Date of Award
Doctor of Philosophy in Biological Sciences (PhD)
College, School or Department Name
Department of Biological Sciences
Important food crops like rice are constantly exposed to various stresses that can have devastating effect on their survival and productivity. Being sessile, these highly evolved organisms have developed elaborate molecular machineries to sense a mixture of stress signals and elicit a precise response to minimize the damage. However, recent discoveries revealed that the interplay of these stress regulatory and signaling molecules is highly complex and remains largely unknown. In this work, we conducted large scale analysis of differential gene expression using advanced computational methods to dissect regulation of stress response which is at the heart of all molecular changes leading to the observed phenotypic susceptibility.
One of the most important stress conditions in terms of loss of productivity is drought. We performed genomic and proteomic analysis of epigenetic and miRNA mechanisms in regulation of drought responsive genes in rice and found subsets of genes with striking properties. Overexpressed genesets included higher number of epigenetic marks, miRNA targets and transcription factors which regulate drought tolerance. On the other hand, underexpressed genesets were poor in above features but were rich in number of metabolic genes with multiple co-expression partners contributing majorly towards drought resistance.
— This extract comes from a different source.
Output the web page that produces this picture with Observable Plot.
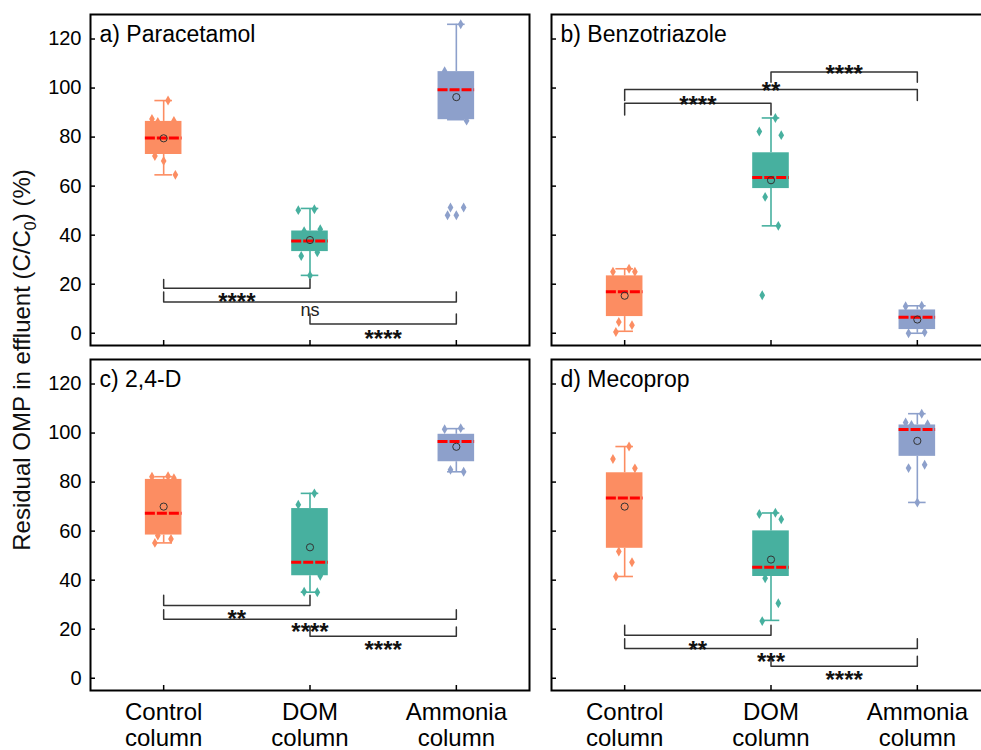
<!DOCTYPE html>
<html>
<head>
<meta charset="utf-8">
<script src="https://cdn.jsdelivr.net/npm/d3@7"></script>
<script src="https://cdn.jsdelivr.net/npm/@observablehq/plot@0.6"></script>
<style>
  html, body { margin: 0; padding: 0; background: #fff; }
  #fig { position: relative; width: 981px; height: 750px; overflow: hidden; background: #fff;
         font-family: "Liberation Sans", Arial, sans-serif; }
  .panel { position: absolute; }
  #ylab { position: absolute; left: 24px; top: 360px; transform: translate(-50%, -50%) rotate(-90deg);
          white-space: nowrap; font-size: 24px; color: #111; font-family: "Liberation Sans", Arial, sans-serif; }
  #ylab sub { font-size: 16px; }
</style>
</head>
<body>
<div id="fig">
  <div id="ylab">Residual OMP in effluent (C/C<sub>0</sub>) (%)</div>
</div>
<script>
// ---------------- data ----------------
const categories = ["Control column", "DOM column", "Ammonia column"];
const panelTitles = ["a) Paracetamol", "b) Benzotriazole", "c) 2,4-D", "d) Mecoprop"];
const boxColors = ["#fc8d62", "#47b09f", "#8da0cb"];
const yTickValues = [0, 20, 40, 60, 80, 100, 120];

// per panel (a, b, c, d) -> per column (Control, DOM, Ammonia)
const whiskerLow  = [[64.6, 23.6, 87.1], [0.8, 43.8, 0.0], [55.2, 35.1, 84.2], [41.5, 23.6, 71.7]];
const quartile1   = [[72.9, 33.3, 87.1], [6.8, 59.0, 1.5], [58.4, 41.8, 88.3], [53.0, 41.5, 90.5]];
const medians     = [[79.6, 37.6, 99.3], [16.9, 63.5, 6.5], [67.3, 47.3, 96.6], [73.5, 45.3, 101.4]];
const quartile3   = [[86.4, 41.7, 106.7], [23.4, 73.6, 9.5], [81.1, 69.2, 99.5], [83.8, 60.1, 103.3]];
const whiskerHigh = [[94.9, 50.9, 126.0], [26.3, 87.8, 11.2], [82.2, 75.4, 101.8], [94.5, 67.4, 107.9]];
const means       = [[79.5, 38.0, 96.3], [15.3, 62.4, 5.6], [70.0, 53.4, 94.4], [70.0, 48.4, 96.8]];

// individual replicate values
const pointsA = [[94.9, 87.4, 86.6, 86.2, 79.6, 72.3, 70.3, 64.6],
                 [50.6, 50.2, 42.4, 41.6, 33.0, 31.5, 23.6],
                 [126.0, 106.9, 86.7, 51.3, 51.3, 48.1, 48.1]];
const pointsB = [[26.3, 25.1, 25.1, 4.6, 3.3, 0.5],
                 [87.8, 82.3, 80.8, 55.6, 43.8, 15.5],
                 [11.2, 11.0, 6.5, 6.3, 0.4, 0.0]];
const pointsC = [[82.4, 82.2, 81.6, 58.2, 56.8, 55.2],
                 [75.4, 70.8, 41.8, 35.3, 35.1],
                 [102.0, 101.6, 97.1, 85.0, 84.2]];
const pointsD = [[94.5, 89.4, 85.6, 51.7, 47.3, 41.5],
                 [67.5, 67.0, 64.8, 40.8, 30.6, 23.3],
                 [107.9, 104.3, 103.6, 103.3, 87.1, 85.7, 71.7]];

// significance brackets: [from column, to column, bar level, leg end level, label, label level]
const bracketsA = [[0, 1, 18.3, 21.9, "****", 15.3], [0, 2, 12.7, 16.8, "ns", 9.4], [1, 2, 3.8, 7.8, "****", 0.5]];
const bracketsB = [[0, 1, 93.8, 89.0, "****", 95.8], [0, 2, 99.4, 94.9, "**", 101.4], [1, 2, 106.5, 102.4, "****", 108.5]];
const bracketsC = [[0, 1, 29.7, 33.8, "**", 27.0], [0, 2, 24.1, 27.9, "****", 21.4], [1, 2, 17.1, 20.9, "****", 14.1]];
const bracketsD = [[0, 1, 17.5, 21.6, "**", 14.4], [0, 2, 12.1, 16.1, "***", 9.4], [1, 2, 4.9, 9.0, "****", 2.2]];

// ---------------- drawing ----------------
const allPoints = [pointsA, pointsB, pointsC, pointsD];
const allBrackets = [bracketsA, bracketsB, bracketsC, bracketsD];
const jitter = [0.03, -0.08, 0.07, -0.04, 0.05, -0.06, 0.0, 0.08];
const boxHalf = 0.125, capHalf = 0.06;

const layout = [
  {left: 0,   top: 0,   width: 540, height: 352, mL: 90, mR: 11, mT: 14, mB: 7,  yLabels: true,  xLabels: false},
  {left: 540, top: 0,   width: 460, height: 352, mL: 11, mR: 10, mT: 14, mB: 7,  yLabels: false, xLabels: false},
  {left: 0,   top: 345, width: 540, height: 405, mL: 90, mR: 11, mT: 14, mB: 60, yLabels: true,  xLabels: true},
  {left: 540, top: 345, width: 460, height: 405, mL: 11, mR: 10, mT: 14, mB: 60, yLabels: false, xLabels: true}
];

const fig = document.getElementById("fig");

layout.forEach((L, p) => {
  const rows = categories.map((c, i) => ({
    i, c,
    lo: whiskerLow[p][i], q1: quartile1[p][i], med: medians[p][i],
    q3: quartile3[p][i], hi: whiskerHigh[p][i], mean: means[p][i],
    color: boxColors[i]
  }));
  const pts = allPoints[p].flatMap((arr, i) => arr.map((v, k) => ({x: i + jitter[k % jitter.length], v, color: boxColors[i]})));
  const br = allBrackets[p].map(([from, to, bar, leg, label, ly], id) => ({id, from, to, bar, leg, label, ly}));
  const brPath = br.flatMap(b => [
    {id: b.id, x: b.from, y: b.leg}, {id: b.id, x: b.from, y: b.bar},
    {id: b.id, x: b.to, y: b.bar}, {id: b.id, x: b.to, y: b.leg}
  ]);
  const starLabels = br.filter(b => b.label.startsWith("*"));
  const otherLabels = br.filter(b => !b.label.startsWith("*"));

  const marks = [
    // whiskers
    Plot.ruleX(rows, {x: "i", y1: "lo", y2: "q1", stroke: "color", strokeWidth: 1.6}),
    Plot.ruleX(rows, {x: "i", y1: "q3", y2: "hi", stroke: "color", strokeWidth: 1.6}),
    Plot.ruleY(rows, {y: "lo", x1: d => d.i - capHalf, x2: d => d.i + capHalf, stroke: "color", strokeWidth: 1.6}),
    Plot.ruleY(rows, {y: "hi", x1: d => d.i - capHalf, x2: d => d.i + capHalf, stroke: "color", strokeWidth: 1.6}),
    // replicates
    Plot.dot(pts, {x: "x", y: "v", symbol: "diamond", r: 3, fill: "color", stroke: "none"}),
    // boxes
    Plot.rectY(rows, {x1: d => d.i - boxHalf, x2: d => d.i + boxHalf, y1: "q1", y2: "q3", fill: "color"}),
    // medians
    Plot.ruleY(rows, {y: "med", x1: d => d.i - boxHalf, x2: d => d.i + boxHalf, stroke: "#ff0000", strokeWidth: 3, strokeDasharray: "10,2"}),
    // means
    Plot.dot(rows, {x: "i", y: "mean", r: 3.6, stroke: "#333", strokeWidth: 1, fill: "none"}),
    // significance brackets
    Plot.line(brPath, {x: "x", y: "y", z: "id", stroke: "#333", strokeWidth: 1.5}),
    Plot.text(starLabels, {x: d => (d.from + d.to) / 2, y: "ly", text: "label", fontSize: 24, fontWeight: "bold", fill: "#111", dy: 7}),
    Plot.text(otherLabels, {x: d => (d.from + d.to) / 2, y: "ly", text: "label", fontSize: 18, fill: "#222"}),
    // panel title
    Plot.text([panelTitles[p]], {frameAnchor: "top-left", dx: 9, dy: 11, lineAnchor: "top", textAnchor: "start", fontSize: 23, fill: "#000"}),
    // axes ticks (inward)
    Plot.axisY({ticks: yTickValues, tickSize: -5, fill: "none", stroke: "#000", strokeWidth: 1.5, label: null}),
    Plot.axisX({ticks: [0, 1, 2], tickSize: -5, fill: "none", stroke: "#000", strokeWidth: 1.5, label: null}),
    Plot.frame({stroke: "#000", strokeWidth: 2})
  ];
  if (L.yLabels) {
    marks.push(Plot.axisY({ticks: yTickValues, tickSize: 0, tickPadding: 9, stroke: "none", fill: "#000", fontSize: 20, label: null}));
  }
  if (L.xLabels) {
    marks.push(Plot.axisX({ticks: [0, 1, 2], tickFormat: i => categories[i].replace(" ", "\n"), tickSize: 0, tickPadding: 10,
      stroke: "none", fill: "#000", fontSize: 24, lineHeight: 1.12, label: null}));
  }

  const chart = Plot.plot({
    width: L.width, height: L.height,
    marginLeft: L.mL, marginRight: L.mR, marginTop: L.mT, marginBottom: L.mB,
    x: {type: "linear", domain: [-0.5, 2.5], axis: null},
    y: {type: "linear", domain: [-5, 130], axis: null},
    style: {fontFamily: "'Liberation Sans', Arial, sans-serif", fontSize: "20px", color: "#000", background: "transparent", maxWidth: "none", overflow: "visible"},
    marks
  });
  const holder = document.createElement("div");
  holder.className = "panel";
  holder.style.left = L.left + "px";
  holder.style.top = L.top + "px";
  holder.style.width = L.width + "px";
  holder.style.height = L.height + "px";
  holder.appendChild(chart);
  fig.insertBefore(holder, document.getElementById("ylab"));
});
</script>
</body>
</html>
Identification and characterization of the patterns exhibited by differentially expressed genes hold key to uncover the synergistic and antagonistic components of the cross talk between stress response mechanisms. We performed meta-analysis on drought and bacterial stresses in rice and Arabidopsis, and identified hundreds of shared genes. We found high level of conservation of gene expression between these stresses. Weighted co-expression network analysis detected two tight clusters of genes made up of master transcription factors and signaling genes showing strikingly opposite expression status.
To comprehensively identify the shared stress responsive genes between multiple abiotic and biotic stresses in rice, we performed meta-analyses of microarray studies from seven different abiotic and six biotic stresses separately and found more than thirteen hundred shared stress responsive genes. Various machine learning techniques utilizing these genes classified the stresses into two major classes' namely abiotic and biotic stresses and multiple classes of individual stresses with high accuracy and identified the top genes showing distinct patterns of expression. Functional enrichment and co-expression network analysis revealed the different roles of plant hormones, transcription factors in conserved and non-conserved genesets in regulation of stress response.
Shaik, Rafi, "DISSECTION OF STRESS RESPONSE NETWORKS REGULATING MULTIPLE STRESSES IN RICE", Dissertation, Michigan Technological University, 2013.